// KEINE FREIHEIT FÜR ALBERTO FUJIMORI!
Die noch lebenden peruanischen Ex-Präsidenten haben sich nicht gerade mit Ruhm bekleckert. Sie werden womöglich eher als Delinquenten denn als Helden in die Geschichte eingehen. Drei von ihnen sollen für die Erteilung von Bau- oder Bohrlizenzen üppige Schmiergelder der brasilianischen Baufirma Odebrecht eingestrichen haben. Ollanta Humala, Präsident von 2011 bis 2016, sitzt bereits ein halbes Jahr in Untersuchungshaft. Das Ermittlungsverfahren gegen seinen Vorgänger Alan García läuft noch. Alejandro Toledo schließlich, Präsident von 2001 bis 2006, konnte sich trotz eines internationalen Haftbefehls gerade noch in die USA absetzen. Ihm drohen bis zu 28 Jahre Gefängnis. Der peruanischen Justiz gebührt ein dickes Lob für ihre Arbeit.
Die mutmaßlichen Taten dieses Dreigestirns schrumpfen indes zu Bagatelldelikten, wenn man sie an den Verbrechen misst, die auf das Konto Alberto Fujimoris gehen, der vierte noch lebende Ex-Präsident. Das US-Wirtschaftsmagazin Forbes setzte ihn 2004 auf Platz sieben der weltweit korruptesten Politiker*innen aller Zeiten. Er wurde vier Mal rechtskräftig zu insgesamt 45 Jahren Gefängnis verurteilt: wegen Verbrechen gegen die Menschlichkeit, Mord, Entführung, Folter, Unterschlagung, Wahlfälschung, Korruption und als Auftraggeber von Todesschwadronen. Er bestach, kaufte und erpresste während seiner Amtszeit von 1990 bis 2001 systematisch Politiker*innen, Staatsanwält*innen, Richter*innen oder ganze Redaktionen. Ausgerechnet für diesen Mann öffneten sich an Heiligabend die Gefängnistore – eine schallende Ohrfeige für den Rechtsstaat!

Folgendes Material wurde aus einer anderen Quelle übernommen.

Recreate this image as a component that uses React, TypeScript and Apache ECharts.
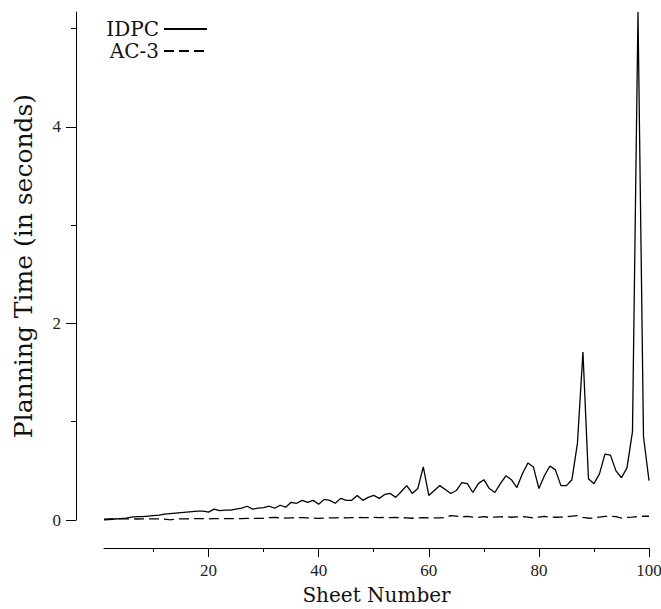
import React, { useEffect, useRef } from "react";
import * as echarts from "echarts";

const seriesNames = ["IDPC", "AC-3"];

// Planning time (seconds) for sheets 1..100
const idpcTimes = [
  0.0, 0.005, 0.01, 0.015, 0.02, 0.03, 0.035, 0.035, 0.04, 0.045,
  0.05, 0.06, 0.065, 0.07, 0.075, 0.08, 0.085, 0.09, 0.09, 0.08,
  0.11, 0.095, 0.1, 0.1, 0.11, 0.12, 0.14, 0.11, 0.12, 0.125,
  0.14, 0.12, 0.15, 0.13, 0.18, 0.17, 0.2, 0.18, 0.2, 0.16,
  0.21, 0.2, 0.17, 0.22, 0.2, 0.2, 0.25, 0.2, 0.23, 0.25,
  0.22, 0.26, 0.27, 0.23, 0.29, 0.35, 0.27, 0.32, 0.54, 0.25,
  0.3, 0.35, 0.31, 0.27, 0.3, 0.38, 0.37, 0.28, 0.37, 0.41,
  0.32, 0.28, 0.37, 0.45, 0.41, 0.33, 0.47, 0.58, 0.54, 0.32,
  0.45, 0.55, 0.51, 0.35, 0.35, 0.41, 0.78, 1.71, 0.42, 0.37,
  0.47, 0.67, 0.66, 0.5, 0.43, 0.53, 0.9, 5.17, 0.85, 0.4,
];

const ac3Times = [
  0.008, 0.01, 0.01, 0.012, 0.012, 0.012, 0.01, 0.012, 0.012, 0.012,
  0.012, 0.008, 0.002, 0.008, 0.012, 0.012, 0.014, 0.014, 0.014, 0.012,
  0.014, 0.014, 0.014, 0.015, 0.015, 0.015, 0.016, 0.016, 0.016, 0.018,
  0.024, 0.026, 0.022, 0.02, 0.022, 0.024, 0.024, 0.022, 0.02, 0.016,
  0.02, 0.022, 0.022, 0.024, 0.022, 0.024, 0.026, 0.024, 0.024, 0.026,
  0.024, 0.026, 0.024, 0.026, 0.024, 0.022, 0.018, 0.022, 0.024, 0.022,
  0.022, 0.022, 0.024, 0.045, 0.04, 0.032, 0.036, 0.03, 0.026, 0.034,
  0.026, 0.03, 0.032, 0.034, 0.028, 0.032, 0.036, 0.03, 0.02, 0.03,
  0.036, 0.03, 0.028, 0.03, 0.032, 0.04, 0.044, 0.026, 0.018, 0.02,
  0.03, 0.036, 0.038, 0.034, 0.02, 0.026, 0.03, 0.036, 0.038, 0.038,
];

const xMajorTicks = [20, 40, 60, 80, 100];
const xMinorTicks = [10, 30, 50, 70, 90];
const yMajorTicks = [0, 2, 4];
const yMinorTicks = [1, 3, 5];

const TICK_FONT = "'Liberation Serif', serif";
const TITLE_FONT = "'DejaVu Serif', 'Liberation Serif', serif";

export default function App() {
  const ref = useRef<HTMLDivElement>(null);

  useEffect(() => {
    document.body.style.margin = "0";
    if (!ref.current) return;
    const chart = echarts.init(ref.current, null, { renderer: "svg" });

    const toPairs = (vals: number[]) => vals.map((v, i) => [i + 1, v]);
    const axisCommon = {
      type: "value" as const,
      splitLine: { show: false },
    };

    chart.setOption({
      animation: false,
      backgroundColor: "#ffffff",
      grid: {
        left: 104,
        right: 12,
        top: 12,
        bottom: 89,
        containLabel: false,
        outerBoundsMode: "none",
      },
      legend: {
        orient: "vertical",
        right: 448,
        top: 14,
        align: "right",
        itemWidth: 43,
        itemHeight: 14,
        itemGap: 2,
        itemStyle: { color: "rgba(0,0,0,0)", borderWidth: 0, opacity: 0 },
        textStyle: { fontSize: 20, fontFamily: TITLE_FONT, color: "#111" },
        data: seriesNames,
      },
      xAxis: [
        {
          ...axisCommon,
          min: 1,
          max: 100,
          position: "bottom",
          offset: 28,
          axisLine: { show: true, onZero: false, lineStyle: { color: "#000", width: 1 } },
          axisTick: { show: true, length: 9, customValues: xMajorTicks, lineStyle: { color: "#000" } },
          axisLabel: { customValues: xMajorTicks, fontSize: 17, fontFamily: TICK_FONT, color: "#222", margin: 14 },
          name: "Sheet Number",
          nameLocation: "middle",
          nameGap: 37,
          nameTextStyle: { fontSize: 20, fontFamily: TITLE_FONT, color: "#111" },
        },
        {
          ...axisCommon,
          min: 1,
          max: 100,
          position: "bottom",
          offset: 28,
          axisLine: { show: false, onZero: false },
          axisTick: { show: true, length: 4, customValues: xMinorTicks, lineStyle: { color: "#000" } },
          axisLabel: { show: false },
        },
      ],
      yAxis: [
        {
          ...axisCommon,
          min: 0,
          max: 5.17,
          position: "left",
          offset: 28,
          axisLine: { show: true, onZero: false, lineStyle: { color: "#000", width: 1 } },
          axisTick: { show: true, length: 10, customValues: yMajorTicks, lineStyle: { color: "#000" } },
          axisLabel: { customValues: yMajorTicks, fontSize: 17, fontFamily: TICK_FONT, color: "#222", margin: 15 },
          name: "Planning Time (in seconds)",
          nameLocation: "middle",
          nameRotate: 90,
          nameGap: 40,
          nameTextStyle: { fontSize: 25, fontFamily: TITLE_FONT, color: "#111" },
        },
        {
          ...axisCommon,
          min: 0,
          max: 5.17,
          position: "left",
          offset: 28,
          axisLine: { show: false, onZero: false },
          axisTick: { show: true, length: 5, customValues: yMinorTicks, lineStyle: { color: "#000" } },
          axisLabel: { show: false },
        },
      ],
      series: [
        {
          name: seriesNames[0],
          type: "line",
          xAxisIndex: 0,
          yAxisIndex: 0,
          symbol: "none",
          showSymbol: false,
          data: toPairs(idpcTimes),
          lineStyle: { color: "#000", width: 1.3, type: "solid" },
          itemStyle: { color: "#000" },
        },
        {
          name: seriesNames[1],
          type: "line",
          xAxisIndex: 0,
          yAxisIndex: 0,
          symbol: "none",
          showSymbol: false,
          data: toPairs(ac3Times),
          lineStyle: { color: "#000", width: 1.3, type: [10, 5] },
          itemStyle: { color: "#000" },
        },
      ],
    });

    return () => chart.dispose();
  }, []);

  return <div ref={ref} style={{ width: 661, height: 609 }} />;
}
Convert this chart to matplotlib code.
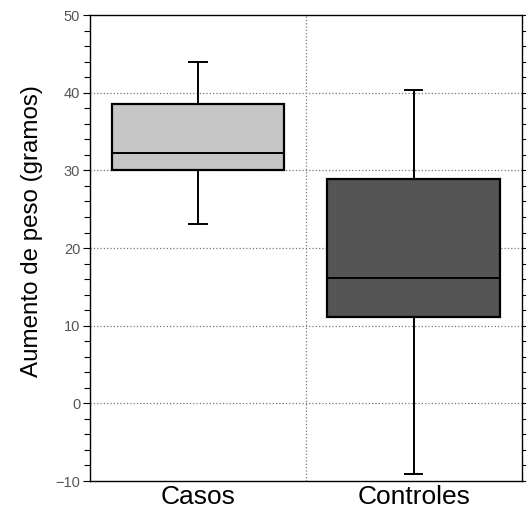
import matplotlib.pyplot as plt

# Datos
grupos = ['Casos', 'Controles']
minimos = [23.1, -9.1]
q1 = [30.0, 11.1]
medianas = [32.3, 16.2]
q3 = [38.6, 28.9]
maximos = [44.0, 40.4]
colores = ['#c6c6c6', '#555555']

plt.rcParams['font.family'] = ['Liberation Sans', 'DejaVu Sans']

fig = plt.figure(figsize=(5.26, 5.12), dpi=100)
ax = fig.add_axes([0.171, 0.0605, 0.821, 0.91])

stats = []
for i, g in enumerate(grupos):
    stats.append({'label': g, 'whislo': minimos[i], 'q1': q1[i], 'med': medianas[i],
                  'q3': q3[i], 'whishi': maximos[i], 'fliers': []})

bp = ax.bxp(stats, positions=[0.5, 1.5], widths=0.8, capwidths=0.08,
            patch_artist=True, showfliers=False,
            boxprops=dict(linewidth=1.6, edgecolor='black'),
            medianprops=dict(color='black', linewidth=1.4),
            whiskerprops=dict(color='black', linewidth=1.4),
            capprops=dict(color='black', linewidth=1.4))
for caja, c in zip(bp['boxes'], colores):
    caja.set_facecolor(c)

ax.set_xlim(0, 2)
ax.set_ylim(-10, 50)
ax.set_yticks([-10, 0, 10, 20, 30, 40, 50])
ax.set_yticks(range(-10, 51, 2), minor=True)

# rejilla punteada
for y in [0, 10, 20, 30, 40]:
    ax.axhline(y, color='#777777', linestyle=':', linewidth=0.9, zorder=0)
ax.axvline(1, color='#777777', linestyle=':', linewidth=0.9, zorder=0)

ax.set_xticks([0.5, 1.5])
ax.set_xticklabels(grupos, fontsize=19)
ax.tick_params(axis='x', length=0, pad=3)
ax.tick_params(axis='y', which='both', right=True, direction='out',
               labelsize=10.5, labelcolor='#555555', length=5, width=0.8, pad=2)
ax.tick_params(axis='y', which='minor', length=4)

for s in ax.spines.values():
    s.set_linewidth(1.0)

ax.set_ylabel('Aumento de peso (gramos)', fontsize=17.4)
ax.yaxis.set_label_coords(-0.109, 0.536)

fig.savefig('out.png', dpi=100)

Der Ex-Diktator musste nicht einmal ein Viertel seiner Strafe absitzen. Unter anderem dank Odebrecht. Denn der aktuelle Präsident Pedro Pablo Kuczynski stand als früherer Wirtschaftsminister Toledos ebenfalls auf der Schmiergeldliste des brasilianischen Baulöwen. Deshalb brachte Keiko Fujimori, Tochter des Ex-Diktators und Chefin der größten Oppositionspartei, ein Misstrauensvotum gegen ihn ins Parlament ein, für das sich eine klare Mehrheit abgezeichnet hatte. Keiko sah sich bereits selbst auf dem Präsidentenstuhl. Doch ausgerechnet der zweite Diktatorenspross, Keikos Bruder und Parteigenosse Kenji, fiel ihr in den Rücken. Er enthielt sich mit zehn Gefolgsleuten der Stimme und rettete Kuczynski die Präsidentschaft; zwei Tage später unterschrieb dieser die Begnadigung des Ex-Diktators.
Zufall sieht anders aus. Kuczynski hat einen schmutzigen Deal mit der Fujimori-Sippschaft eingefädelt, um sein eigenes politisches Überleben zu sichern. Damit brach er sein Wahlversprechen, den Ex-Diktator nicht zu begnadigen. Kuczynski ist von nun an erpressbar und Präsident auf Abruf. Wann immer es Kenji Fujimori künftig gefällt, kann er ihn zur Strecke bringen.
Der machthungrige Kenji will sich anstelle seiner Schwester zum Präsidentschaftskandidaten seiner Partei küren lassen. Daher brannte trotz der Rückkehr des Patriarchen über Weihnachten wohl der Baum bei den Fujimoris. Aber wer von den Diktatorenzöglingen auch immer die Oberhand behält: Beide haben sich immer wieder mit Kompliz*innen ihres Vaters umgeben und sich niemals überzeugend von dessen Verbrechen distanziert. Sie profitieren davon, dass ihr Vater als der Mann gilt, der den mörderischen Konflikt mit der maoistischen Guerillaorganisation „Leuchtender Pfad“ beendet hat. Über wie viele Leichen er dabei ging, danach fragt heute nicht einmal mehr der Präsident.
Doch zum Glück fragt die Justiz danach. Sie kann den Ex-Diktator mit weiteren Anklagen erneut hinter Gitter bringen. Und nicht nur ihn. Denn gegen seine Tochter läuft ein Ermittlungsverfahren, weil sie illegale Wahlkampfspenden angenommen haben soll. Natürlich von Odebrecht.